Nooit spreken de kenners elkaar méér tegen dan voorafgaand aan een kampioenschap. Zelfs nadat coureurs de omloop zijn wezen verkennen, kramen ze tegenstrijdige taal uit. Schitterend, natuurlijk. Ik kan me erg op het onbekende verheugen.

Anderen gruwen ervan. Redoute, Muur, Galibier, Peyresourde of Carrefour. Deze liefhebbers willen graag weten waar het gaat gebeuren. Conventies, weet u. Maar is het juist niet die onbekendheid, die onwetendheid, die kampioenschappen tot een schitterend schouwspel maakt?

Toch wil ik faciliteren in een behoefte. Ik ga in de volgende alinea’s namelijk alle ins en outs van Box Hill verklappen. In de hoop dat de protagonisten niet meelezen.

Eerst wat context. Want da’s nodig, om het één en ander in het juiste perspectief te plaatsen.
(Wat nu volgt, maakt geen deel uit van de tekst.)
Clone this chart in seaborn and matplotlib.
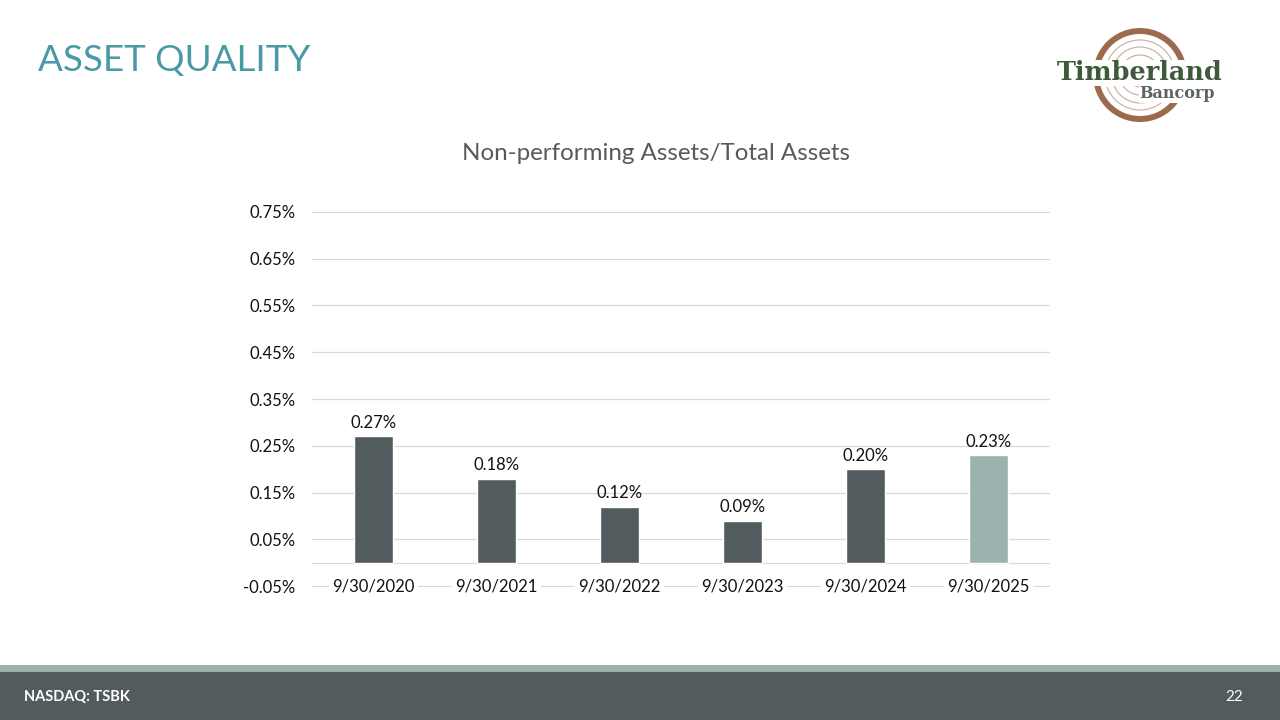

Zo’n 145 coureurs vertrekken in het centrum van Londen over de Theems richting ’t zuidwesten, via 70 biljartvlakke kilometers. Vervolgens komen ze aan op een omloop van 15 kilometer mét daarin de vermaarde Box Hill. Na de kruin van deze 203 meter hoge helling verlaat het peloton de omloop om na 30 kilometer te finishen op The Mall.

Box Hill dus. Alleen de naam nodigt al uit voor een hevig gevecht. Toch zijn de data minder spectaculair. Gemiddelde stijgingspercentage: 5,0%. Lengte: 2,5 kilometer. Hoogteverschil: 125 meter. Geen cijfers om van te suizebollen. ‘Te vergelijken met Camerig in Limburg’, stelde Robert Gesink.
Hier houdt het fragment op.